Indeed, creating cash cows in the name of the greater good is the essence of the Pentagon’s game. My 28 years experience in the Pentagon made me quite familiar with the steps needed to create the financial equivalent of a self-licking ice cream cone: (1) Inflate a threat to scare the bejeezus out of the people and induce politicians to unleash a torrent of publicly-funded money; (2) then, front-load a solution to neutralize that threat by overstating its benefits, understating its costs, and downplaying the uncertainties surrounding what is at best a poorly understood course of action; and then, (3) politically engineer a social safety net by spreading the money (grants and contracts) around the polity to lock in the constituent dependencies needed to keep the money flowing after the inevitable problems begin to surface.
Incidentally, the geo-engineering game, if publicly funded, will be manna from heaven for the US hi-tech weapons industry, which cannot compete commercially, but is in need of diversification, because of marginal cutbacks in the rate of future growth in the Pentagon’s budget. You can bet what little is left of your IRA that defense mega-giants like Boeing, Lockheed Martin, and Northrup Grumman will be attracted to the cash flow potential of geo-engineering like flies to honey, should a serious geo-engineering effort begin to materialize.
Speaking of the similarities between the advocates of geo-engineering to the inhabitants of the Pentagon and the defense industry — consider, as an example, the resemblance of using computer simulations to cope with the uncertainties of geo-engineering to the use of computer simulations in the now deeply troubled F-35 Joint Strike Fighter program. Bear in mind, the Pentagon wrote the script for basing high-cost decisions with long term consequences on highly complex, poorly-understood computer driven simulations, while short-shrifting testing. It has more experience in modeling than just about any organization in the world. It began cost-effectiveness modeling on computers in the mid 1960s and has continued with increasing intensity ever since.
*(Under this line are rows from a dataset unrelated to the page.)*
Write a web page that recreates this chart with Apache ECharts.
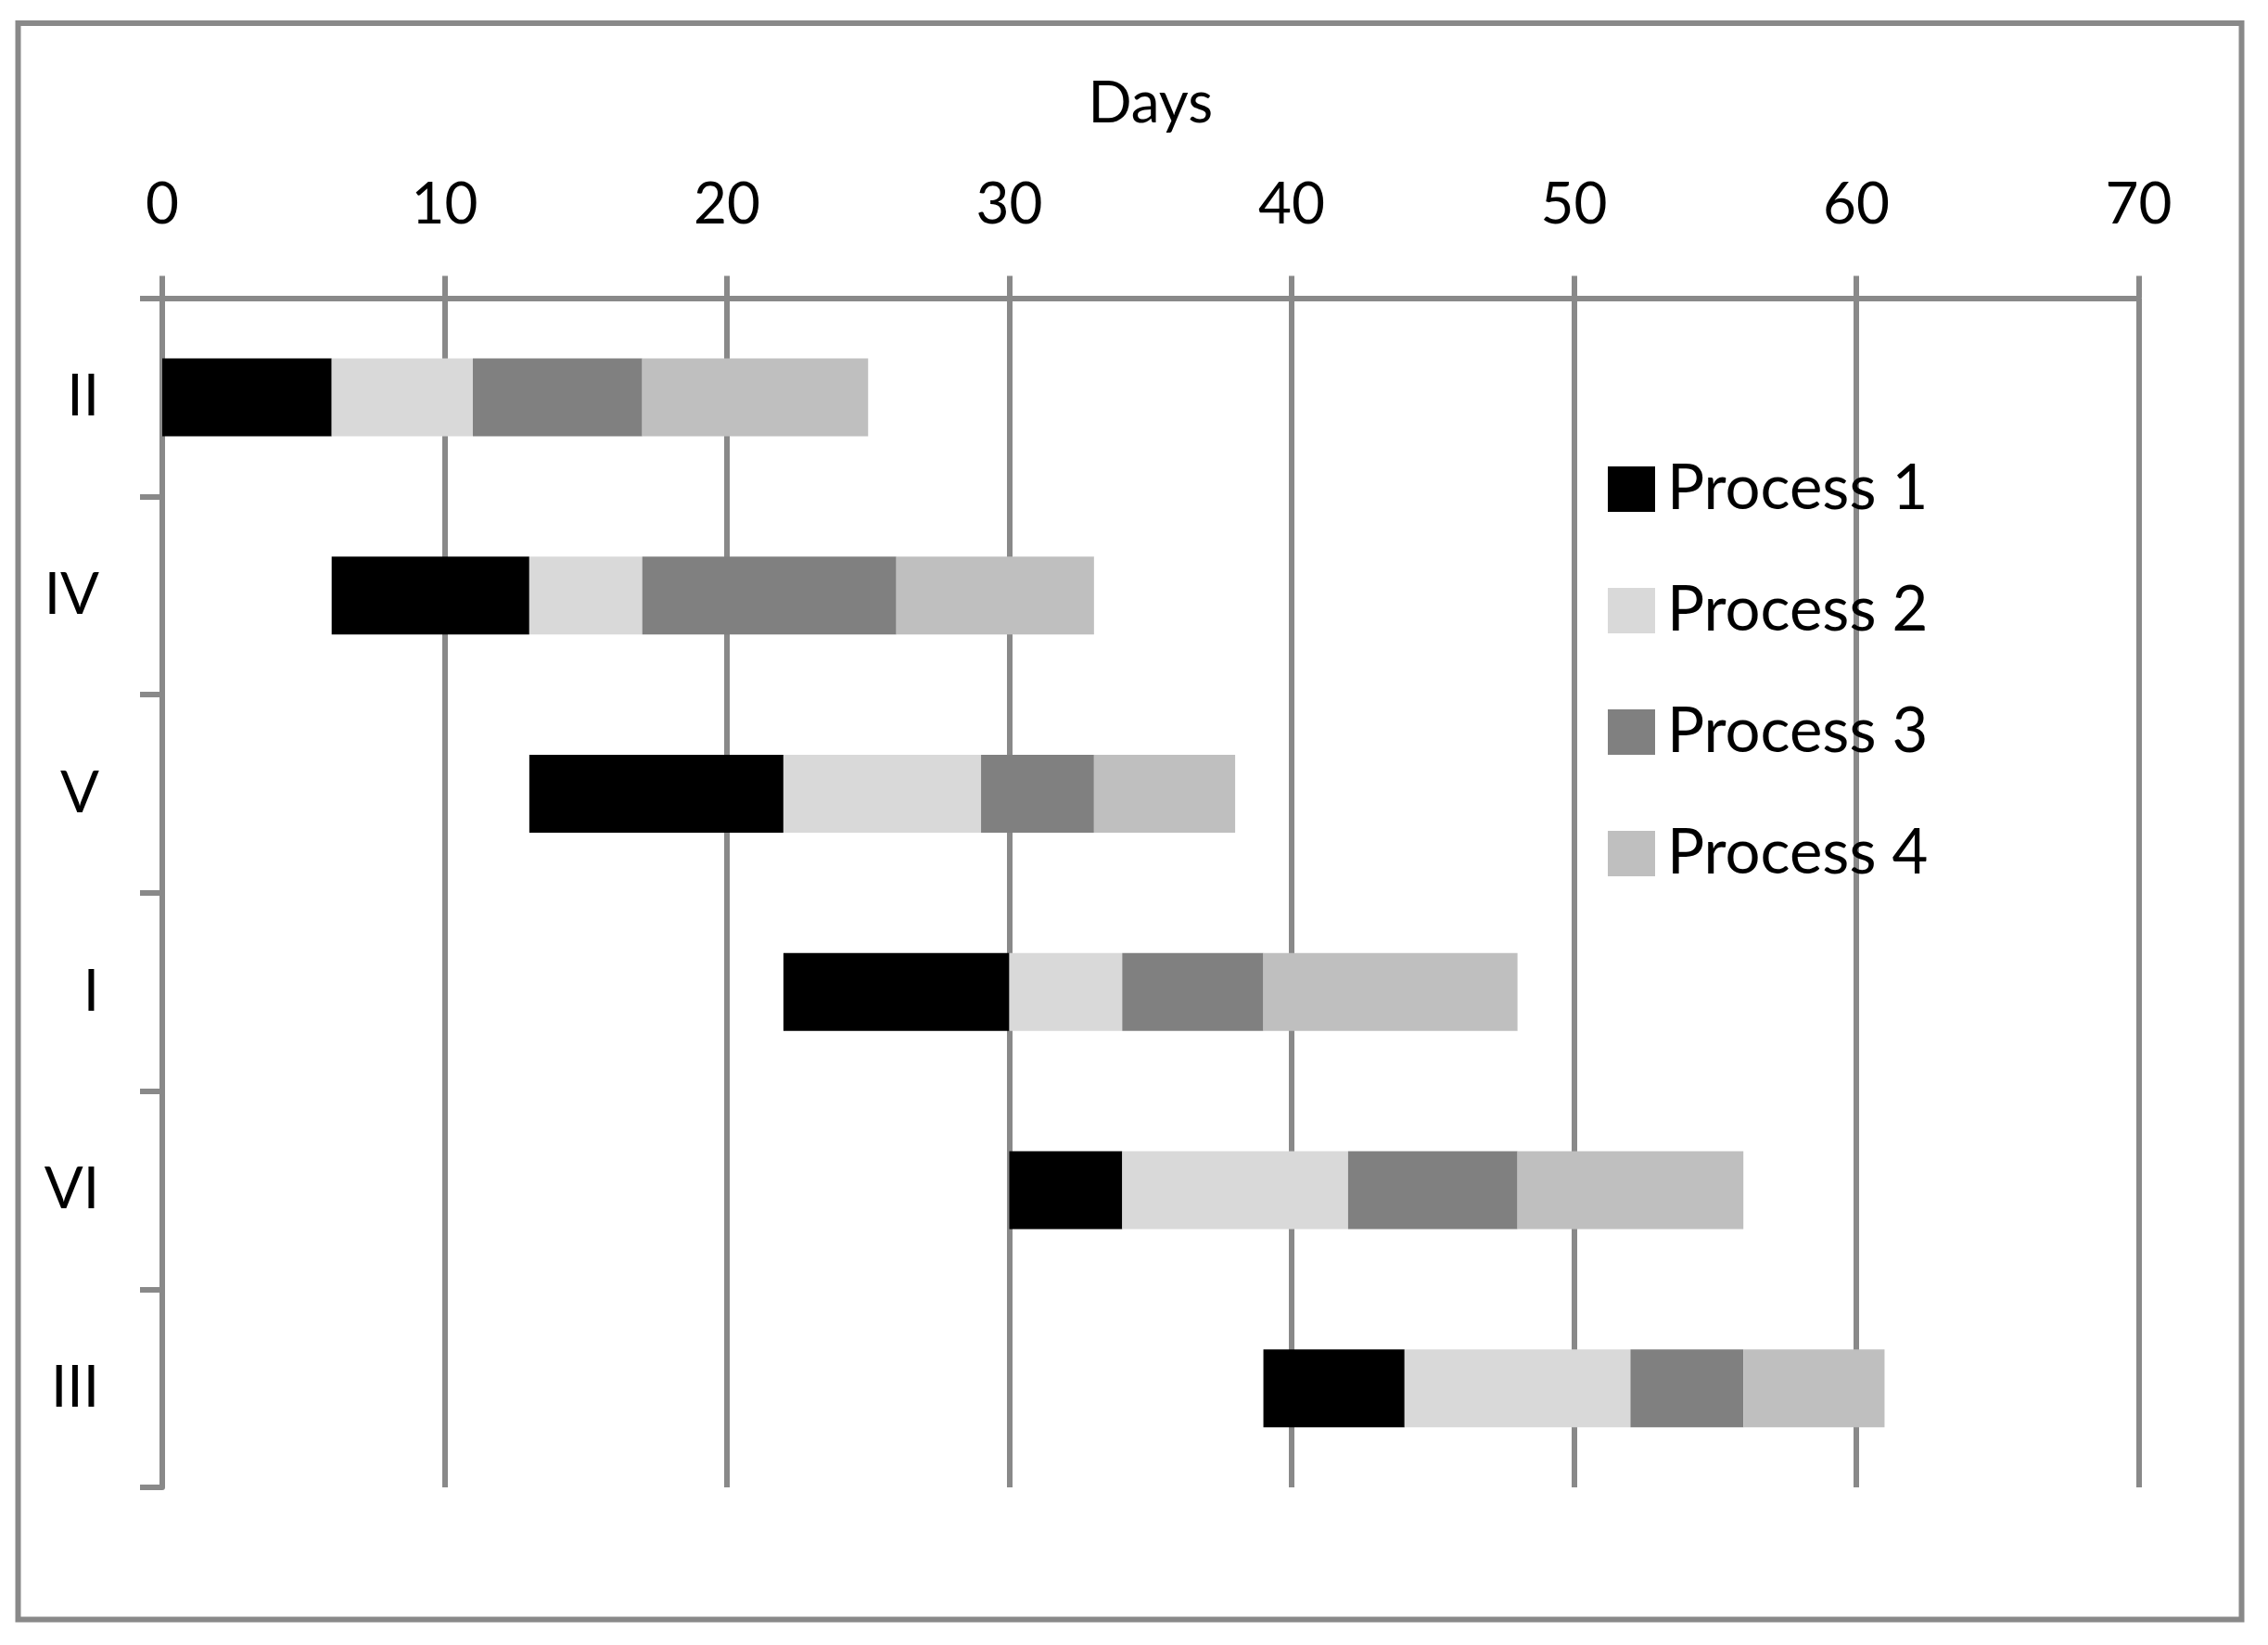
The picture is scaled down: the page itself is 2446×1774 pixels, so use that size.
<!DOCTYPE html>
<html>
<head>
<meta charset="utf-8">
<script src="https://cdn.jsdelivr.net/npm/echarts@6/dist/echarts.min.js"></script>
<style>
  html, body { margin: 0; padding: 0; background: #ffffff; }
  #chart { width: 2446px; height: 1774px; }
</style>
</head>
<body>
<div id="chart"></div>
<script>
// ---- data ----
const categories = ['II', 'IV', 'V', 'I', 'VI', 'III'];
const startDay = [0, 6, 13, 22, 30, 39];
const process1 = [6, 7, 9, 8, 4, 5];
const process2 = [5, 4, 7, 4, 8, 8];
const process3 = [6, 9, 4, 5, 6, 4];
const process4 = [8, 7, 5, 9, 8, 5];
const seriesNames = ['Process 1', 'Process 2', 'Process 3', 'Process 4'];
const xTicks = { min: 0, max: 70, interval: 10 };
const axisTitle = 'Days';

// ---- styles ----
const FONT = 'Lato, "Open Sans", sans-serif';
const GREY = '#898989';
const colors = ['#000000', '#D9D9D9', '#808080', '#BFBFBF'];

const chart = echarts.init(document.getElementById('chart'), null, { renderer: 'canvas' });

const values = [process1, process2, process3, process4];
const series = [{
  name: 'offset',
  type: 'bar',
  stack: 'total',
  data: startDay,
  barWidth: 84,
  silent: true,
  itemStyle: { color: 'rgba(0,0,0,0)' },
  emphasis: { disabled: true }
}].concat(seriesNames.map((n, i) => ({
  name: n,
  type: 'bar',
  stack: 'total',
  data: values[i],
  barWidth: 84,
  itemStyle: { color: colors[i] }
})));

chart.setOption({
  animation: false,
  backgroundColor: '#ffffff',
  textStyle: { fontFamily: FONT },
  grid: { left: 175, right: 139.5, top: 321.5, bottom: 170, containLabel: false },
  legend: {
    data: seriesNames,
    orient: 'vertical',
    left: 1729,
    top: 489,
    itemWidth: 51,
    itemHeight: 49,
    itemGap: 64,
    icon: 'rect',
    textStyle: { fontFamily: FONT, fontSize: 67, color: '#000', padding: [0, 0, 0, 8] }
  },
  xAxis: {
    type: 'value',
    position: 'top',
    min: xTicks.min,
    max: xTicks.max,
    interval: xTicks.interval,
    name: axisTitle,
    nameLocation: 'middle',
    nameGap: 179,
    nameTextStyle: { fontFamily: FONT, fontSize: 62, color: '#000' },
    axisLine: { show: true, lineStyle: { color: GREY, width: 6 } },
    axisTick: { show: true, length: 24, lineStyle: { color: GREY, width: 6 } },
    axisLabel: { fontFamily: FONT, fontSize: 62, color: '#000', margin: 70 },
    splitLine: { show: true, lineStyle: { color: GREY, width: 6 } }
  },
  yAxis: {
    type: 'category',
    data: categories,
    inverse: true,
    axisLine: { show: true, onZero: false, lineStyle: { color: GREY, width: 6 } },
    axisTick: { show: true, length: 24, lineStyle: { color: GREY, width: 6 } },
    axisLabel: { fontFamily: FONT, fontSize: 62, color: '#000', margin: 68 },
    splitLine: { show: false }
  },
  graphic: [{
    type: 'rect',
    shape: { x: 19.5, y: 25, width: 2398, height: 1721.5 },
    style: { fill: 'none', stroke: GREY, lineWidth: 6 },
    silent: true,
    z: -1
  }],
  series: series
});
</script>
</body>
</html>
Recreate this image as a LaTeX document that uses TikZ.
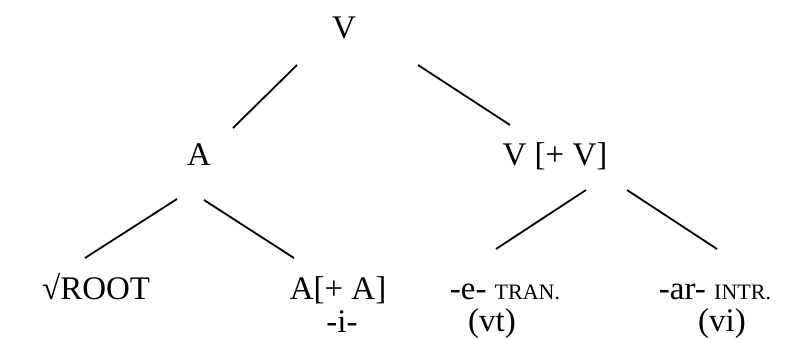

Nevertheless, the unfolding debacle of the F-35 has taken these kinds of simulations to a new level of disaster: No less an authority that Frank Kendall, the acting Under Secretary of Defense for Acquisition said recently that the F-35 program was started with the idea of putting it into production before it was fully tested under “the optimistic prediction that we were good enough at modeling and simulation that we would not find problems in flight test.” … He characterized this decision as “acquisition malpractice” … that … “was wrong, and now we are paying for that.” Of course, Kendall’s use of “we” is a wee bit disingenuous, because it is the taxpayer not the Pentagon who is footing the malpractice bill.
It goes without saying that the uncertainties limiting our understanding of our ability to model the future consequences of a decision to design and produce the F-35 are trivial compared to those of geo-engineering the entire climate system. But humility is not in order, because geo-engineers, like milcrats and defense contractors, will be spending other people’s money.